Barron Flood, A&S ’13, gave a lecture on the architect Oscar Niemeyer. Specifically, his focus was on his most famous work, the Cathedral of Brasilia. Flood described the different interpretations of the cathedral’s design and also explored Niemeyer’s personal life as it related to the work.

 BCTalks was launched by ESS, a program founded to promote “Education for Students by Students.”

According to BCTalks’ mission statement, “The goal of BCTalks follows the mission of ESS: ‘to instill a sense of excitement in both learning and teaching.’ We believe  there is a dichotomy at Boston College between a student’s academic and social life, which programs like BCTalks aim to close. BCTalks gives undergraduates a platform to share their research, knowledge, and passions, while opening dialogue about diverse topics in a social setting.”

BCTalks has many similarities to TEDTalks, an organization that puts educational and inspiring videos on the Internet for easy viewing.  BCTalks also hosts videos of their lectures on their own website.

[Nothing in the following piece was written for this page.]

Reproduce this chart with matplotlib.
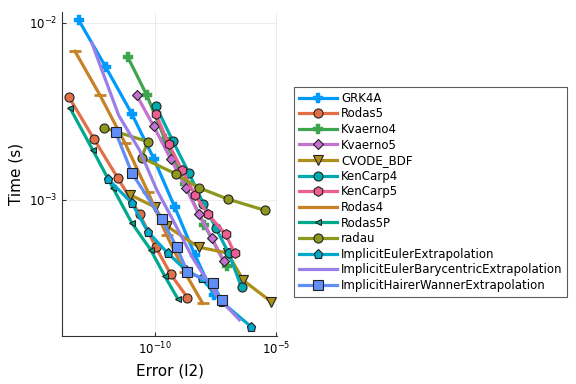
import matplotlib
matplotlib.use("Agg")
import matplotlib.pyplot as plt

# work-precision data (error in l2, time in s)
names = ["GRK4A", "Rodas5", "Kvaerno4", "Kvaerno5", "CVODE_BDF", "KenCarp4", "KenCarp5",
         "Rodas4", "Rodas5P", "radau", "ImplicitEulerExtrapolation",
         "ImplicitEulerBarycentricExtrapolation", "ImplicitHairerWannerExtrapolation"]

grk4a_err = [7.7e-14, 9.8e-13, 1.14e-11, 9.1e-11, 6.6e-10, 4.4e-9, 2.6e-8]
grk4a_time = [1.03e-2, 5.6e-3, 3.06e-3, 1.71e-3, 9.1e-4, 4.9e-4, 2.9e-4]

rodas5_err = [3.0e-14, 3.2e-13, 3.0e-12, 2.4e-11, 1.1e-10, 4.5e-10, 2.2e-9]
rodas5_time = [3.8e-3, 2.2e-3, 1.33e-3, 8.3e-4, 5.4e-4, 3.8e-4, 2.8e-4]

kvaerno4_err = [7.8e-12, 4.7e-11, 2.6e-10, 1.7e-9, 1.1e-8, 8.9e-8]
kvaerno4_time = [6.4e-3, 3.9e-3, 2.2e-3, 1.22e-3, 7.2e-4, 4.2e-4]

kvaerno5_err = [1.8e-11, 9.1e-11, 4.5e-10, 1.9e-9, 6.4e-9, 2.2e-8, 6.7e-8]
kvaerno5_time = [3.9e-3, 2.6e-3, 1.7e-3, 1.17e-3, 8.3e-4, 6.1e-4, 4.5e-4]

cvode_err = [9.4e-12, 1.0e-10, 3.1e-10, 6.4e-9, 9.8e-8, 4.4e-7, 6.2e-6]
cvode_time = [1.07e-3, 9.1e-4, 7.1e-4, 5.4e-4, 5.0e-4, 3.5e-4, 2.65e-4]

kencarp4_err = [1.1e-10, 5.5e-10, 2.5e-9, 1.0e-8, 3.2e-8, 1.08e-7, 3.7e-7]
kencarp4_time = [3.4e-3, 2.15e-3, 1.42e-3, 9.5e-4, 6.95e-4, 5.0e-4, 3.2e-4]

kencarp5_err = [1.1e-10, 3.7e-10, 1.3e-9, 4.4e-9, 1.5e-8, 8.1e-8, 1.9e-7]
kencarp5_time = [3.06e-3, 2.07e-3, 1.48e-3, 1.07e-3, 8.3e-4, 6.4e-4, 5.0e-4]

rodas4_err = [5.3e-14, 5.6e-13, 5.9e-12, 5.2e-11, 3.1e-10, 1.7e-9, 9.3e-9]
rodas4_time = [6.9e-3, 3.9e-3, 2.1e-3, 1.11e-3, 6.3e-4, 3.9e-4, 2.6e-4]

rodas5p_err = [3.3e-14, 2.9e-13, 1.9e-12, 1.14e-11, 6.9e-11, 2.6e-10, 8.8e-10]
rodas5p_time = [3.3e-3, 1.9e-3, 1.17e-3, 7.4e-4, 5.2e-4, 3.7e-4, 2.76e-4]

radau_err = [8.1e-13, 5.2e-11, 2.9e-11, 7.3e-10, 6.4e-9, 9.8e-8, 3.5e-6]
radau_time = [2.55e-3, 2.13e-3, 1.73e-3, 1.40e-3, 1.17e-3, 1.01e-3, 8.7e-4]

iee_err = [1.19e-12, 1.14e-11, 5.2e-11, 3.4e-10, 1.9e-9, 8.4e-9, 5.6e-8, 9.4e-7]
iee_time = [1.31e-3, 9.6e-4, 6.6e-4, 5.0e-4, 4.0e-4, 3.6e-4, 2.65e-4, 1.91e-4]

iebe_err = [2.6e-13, 3.3e-12, 2.4e-11, 1.2e-10, 5.0e-10, 3.6e-9, 3.8e-8, 3.0e-7]
iebe_time = [7.7e-3, 3.0e-3, 1.9e-3, 1.14e-3, 7.9e-4, 4.7e-4, 2.83e-4, 2.1e-4]

ihwe_err = [2.5e-12, 1.14e-11, 1.9e-10, 8.0e-10, 2.2e-9, 2.4e-8, 5.6e-8]
ihwe_time = [2.4e-3, 1.42e-3, 7.8e-4, 5.4e-4, 3.9e-4, 3.4e-4, 2.7e-4]

errs = [grk4a_err, rodas5_err, kvaerno4_err, kvaerno5_err, cvode_err, kencarp4_err, kencarp5_err,
        rodas4_err, rodas5p_err, radau_err, iee_err, iebe_err, ihwe_err]
times = [grk4a_time, rodas5_time, kvaerno4_time, kvaerno5_time, cvode_time, kencarp4_time, kencarp5_time,
         rodas4_time, rodas5p_time, radau_time, iee_time, iebe_time, ihwe_time]

colors = ["#009AFA", "#E36F47", "#3EA44E", "#C371D2", "#AC8E18", "#00AAAE", "#ED5E93",
          "#C68225", "#00A98D", "#8E971E", "#00A9CB", "#9B7FE9", "#618DF6"]
markers = ["P", "o", "P", "D", "v", "o", "h", "_", "<", "o", "p", None, "s"]
msizes = [6.5, 6.5, 6.5, 5, 7, 6.5, 7, 8, 4.5, 6.5, 6.5, 0, 7]

fig = plt.figure(figsize=(5.76, 3.84), dpi=100)
ax = fig.add_axes([62/576, 48/384, 215/576, 324/384])

for e, t, c, m, ms, name in zip(errs, times, colors, markers, msizes, names):
    if m in ("P", "_"):
        # cross / hline markers have no black outline
        ax.plot(e, t, color=c, lw=2.3, marker=m, ms=ms, mfc=c, mec=c,
                mew=2 if m == "_" else 0.3, label=name)
    elif m is None:
        ax.plot(e, t, color=c, lw=2.3, label=name)
    else:
        ax.plot(e, t, color=c, lw=2.3, marker=m, ms=ms, mfc=c, mec="#222222",
                mew=0.8, label=name)

ax.set_xscale("log")
ax.set_yscale("log")
ax.set_xlim(1.55e-14, 1.05e-5)
ax.set_ylim(1.7e-4, 1.15e-2)
ax.set_xticks([1e-10, 1e-5])
ax.set_yticks([1e-3, 1e-2])
ax.minorticks_off()
ax.tick_params(direction="in", length=3, labelsize=8.5, color="#333333")
ax.grid(True, color="black", alpha=0.08, lw=0.6)
for s in ["top", "right"]:
    ax.spines[s].set_visible(False)
for s in ["left", "bottom"]:
    ax.spines[s].set_color("#333333")

ax.set_xlabel("Error (l2)", fontsize=11)
ax.set_ylabel("Time (s)", fontsize=11)

leg = ax.legend(loc="upper left", bbox_to_anchor=(294/576, 1 - 87/384),
                bbox_transform=fig.transFigure, fontsize=8.5, frameon=True,
                fancybox=False, borderpad=0.4, labelspacing=0.22, handlelength=3.2,
                handletextpad=0.4, borderaxespad=0)
leg.get_frame().set_edgecolor("#333333")
leg.get_frame().set_linewidth(0.8)

fig.savefig("out.png", dpi=100)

“We’re also filming all of the talks,” Steichen said. “Putting them online and we’re hoping to build up our own library so that eventually, after a few years, you can go onto our website, search something that you’re interested in and we’ll have a talk on it from a BC student.

BCTalks and ESS hope to plan more lecture events in the future. Steichen was hopeful of at least one lecture event per semester.

BCTalks is not affiliated with TEDx talks, the TEDTalks independent component, which has occurred at BC in the past.